▸ **TASK DATA**

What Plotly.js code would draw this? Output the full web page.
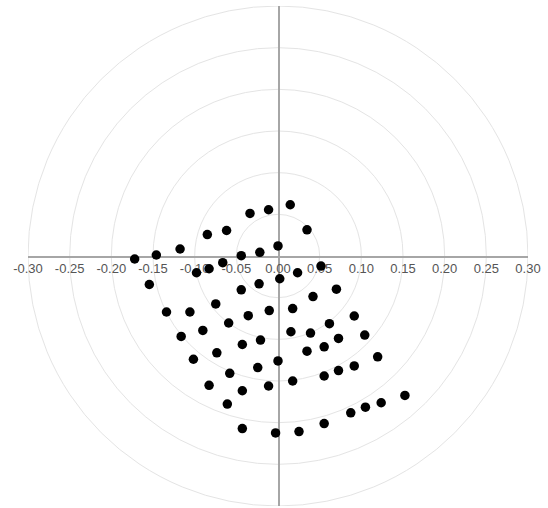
...
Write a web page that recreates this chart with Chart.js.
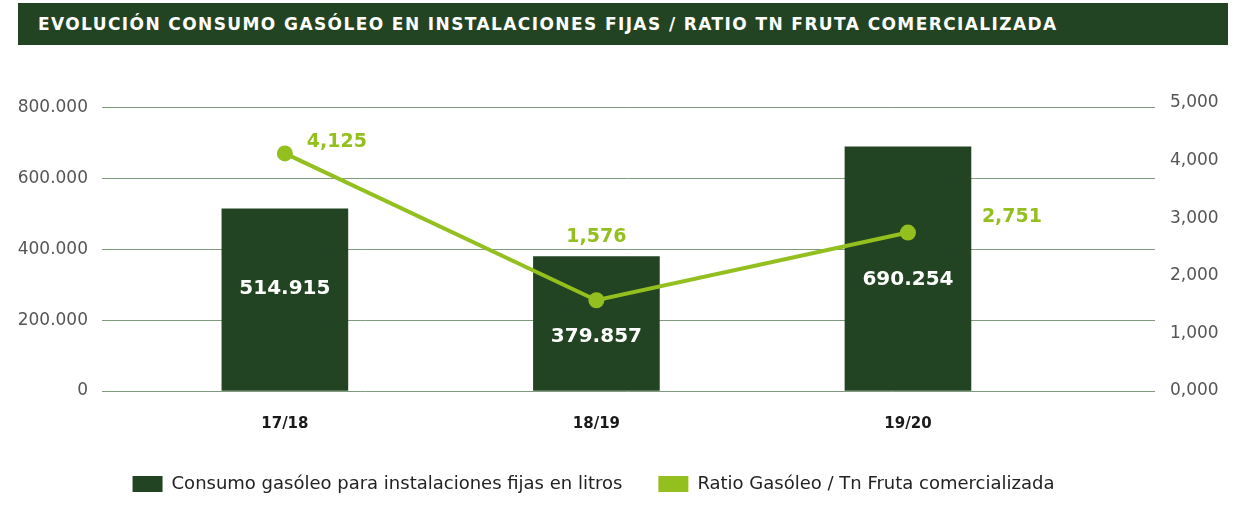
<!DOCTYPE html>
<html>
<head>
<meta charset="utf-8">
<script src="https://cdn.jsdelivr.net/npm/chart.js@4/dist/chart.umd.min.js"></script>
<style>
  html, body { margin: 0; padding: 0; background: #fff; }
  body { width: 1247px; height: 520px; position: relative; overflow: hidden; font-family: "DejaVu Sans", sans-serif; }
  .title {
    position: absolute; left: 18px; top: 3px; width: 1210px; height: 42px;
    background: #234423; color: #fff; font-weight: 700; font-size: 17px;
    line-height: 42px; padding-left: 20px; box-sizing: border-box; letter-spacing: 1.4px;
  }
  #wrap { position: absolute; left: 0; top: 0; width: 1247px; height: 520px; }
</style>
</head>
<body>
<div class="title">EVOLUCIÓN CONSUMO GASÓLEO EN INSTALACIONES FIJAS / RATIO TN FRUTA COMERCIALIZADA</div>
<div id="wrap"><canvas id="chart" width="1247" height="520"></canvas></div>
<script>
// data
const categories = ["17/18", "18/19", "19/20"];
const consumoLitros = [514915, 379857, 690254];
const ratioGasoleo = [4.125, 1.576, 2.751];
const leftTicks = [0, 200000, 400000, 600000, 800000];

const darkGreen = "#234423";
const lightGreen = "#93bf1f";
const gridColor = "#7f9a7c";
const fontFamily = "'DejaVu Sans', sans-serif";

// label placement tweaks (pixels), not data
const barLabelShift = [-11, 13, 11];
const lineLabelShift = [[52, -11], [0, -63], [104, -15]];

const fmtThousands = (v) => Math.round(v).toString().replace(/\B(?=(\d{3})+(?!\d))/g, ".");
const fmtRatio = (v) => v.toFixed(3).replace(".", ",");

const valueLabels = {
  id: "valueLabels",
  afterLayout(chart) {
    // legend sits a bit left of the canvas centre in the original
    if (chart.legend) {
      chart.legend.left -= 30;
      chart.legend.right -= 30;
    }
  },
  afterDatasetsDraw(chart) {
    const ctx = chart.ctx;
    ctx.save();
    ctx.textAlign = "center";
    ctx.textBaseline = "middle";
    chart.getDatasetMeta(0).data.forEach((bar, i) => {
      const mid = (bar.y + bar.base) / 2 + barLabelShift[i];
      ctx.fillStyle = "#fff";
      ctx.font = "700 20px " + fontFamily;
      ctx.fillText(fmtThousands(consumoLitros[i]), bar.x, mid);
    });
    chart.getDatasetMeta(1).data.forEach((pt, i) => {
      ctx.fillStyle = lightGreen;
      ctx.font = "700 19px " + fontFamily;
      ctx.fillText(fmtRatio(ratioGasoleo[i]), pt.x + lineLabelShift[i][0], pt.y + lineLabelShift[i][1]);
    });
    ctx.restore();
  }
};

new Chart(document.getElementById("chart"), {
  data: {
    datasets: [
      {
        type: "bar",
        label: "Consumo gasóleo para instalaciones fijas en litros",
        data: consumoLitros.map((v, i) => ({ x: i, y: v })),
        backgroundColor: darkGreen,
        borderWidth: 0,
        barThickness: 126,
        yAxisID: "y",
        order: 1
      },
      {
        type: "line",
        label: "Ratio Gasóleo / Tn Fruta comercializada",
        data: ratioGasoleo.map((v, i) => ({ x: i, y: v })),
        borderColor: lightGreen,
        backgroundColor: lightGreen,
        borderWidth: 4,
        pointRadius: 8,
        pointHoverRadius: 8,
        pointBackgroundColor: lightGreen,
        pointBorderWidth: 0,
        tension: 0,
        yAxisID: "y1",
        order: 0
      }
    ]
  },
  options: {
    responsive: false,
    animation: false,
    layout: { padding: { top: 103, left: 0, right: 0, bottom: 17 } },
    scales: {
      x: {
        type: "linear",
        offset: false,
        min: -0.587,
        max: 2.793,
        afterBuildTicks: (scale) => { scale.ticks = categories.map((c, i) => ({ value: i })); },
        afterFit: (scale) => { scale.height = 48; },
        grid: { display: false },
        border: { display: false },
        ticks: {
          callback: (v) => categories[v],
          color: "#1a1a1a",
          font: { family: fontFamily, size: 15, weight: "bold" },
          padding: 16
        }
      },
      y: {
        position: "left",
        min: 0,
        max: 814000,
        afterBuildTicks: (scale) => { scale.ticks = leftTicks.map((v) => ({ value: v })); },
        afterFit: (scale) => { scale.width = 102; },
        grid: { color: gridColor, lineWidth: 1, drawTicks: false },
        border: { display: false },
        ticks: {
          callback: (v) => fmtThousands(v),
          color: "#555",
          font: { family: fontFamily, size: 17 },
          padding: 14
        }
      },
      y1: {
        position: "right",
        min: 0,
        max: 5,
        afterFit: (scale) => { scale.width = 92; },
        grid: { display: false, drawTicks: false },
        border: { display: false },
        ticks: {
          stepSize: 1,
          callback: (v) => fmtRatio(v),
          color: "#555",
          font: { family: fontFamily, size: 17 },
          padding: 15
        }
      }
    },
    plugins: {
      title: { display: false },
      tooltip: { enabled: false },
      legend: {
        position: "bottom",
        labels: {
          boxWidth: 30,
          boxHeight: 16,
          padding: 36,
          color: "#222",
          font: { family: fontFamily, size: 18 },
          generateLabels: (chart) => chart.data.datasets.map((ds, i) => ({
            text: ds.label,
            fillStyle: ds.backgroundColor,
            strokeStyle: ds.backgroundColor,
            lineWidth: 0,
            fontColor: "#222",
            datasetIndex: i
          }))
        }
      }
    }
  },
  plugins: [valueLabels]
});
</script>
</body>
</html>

▸ **WORK REQUIRED**
Above are some records. Output exactly the lines from the one that contains "Write a web" to the one that contains "const fmtRatio = (v)", keeping both, and omit the pictures.

▸ **RESPONSE TO THIS TASK**
Write a web page that recreates this chart with Chart.js.
<!DOCTYPE html>
<html>
<head>
<meta charset="utf-8">
<script src="https://cdn.jsdelivr.net/npm/chart.js@4/dist/chart.umd.min.js"></script>
<style>
  html, body { margin: 0; padding: 0; background: #fff; }
  body { width: 1247px; height: 520px; position: relative; overflow: hidden; font-family: "DejaVu Sans", sans-serif; }
  .title {
    position: absolute; left: 18px; top: 3px; width: 1210px; height: 42px;
    background: #234423; color: #fff; font-weight: 700; font-size: 17px;
    line-height: 42px; padding-left: 20px; box-sizing: border-box; letter-spacing: 1.4px;
  }
  #wrap { position: absolute; left: 0; top: 0; width: 1247px; height: 520px; }
</style>
</head>
<body>
<div class="title">EVOLUCIÓN CONSUMO GASÓLEO EN INSTALACIONES FIJAS / RATIO TN FRUTA COMERCIALIZADA</div>
<div id="wrap"><canvas id="chart" width="1247" height="520"></canvas></div>
<script>
// data
const categories = ["17/18", "18/19", "19/20"];
const consumoLitros = [514915, 379857, 690254];
const ratioGasoleo = [4.125, 1.576, 2.751];
const leftTicks = [0, 200000, 400000, 600000, 800000];

const darkGreen = "#234423";
const lightGreen = "#93bf1f";
const gridColor = "#7f9a7c";
const fontFamily = "'DejaVu Sans', sans-serif";

// label placement tweaks (pixels), not data
const barLabelShift = [-11, 13, 11];
const lineLabelShift = [[52, -11], [0, -63], [104, -15]];

const fmtThousands = (v) => Math.round(v).toString().replace(/\B(?=(\d{3})+(?!\d))/g, ".");
const fmtRatio = (v) => v.toFixed(3).replace(".", ",");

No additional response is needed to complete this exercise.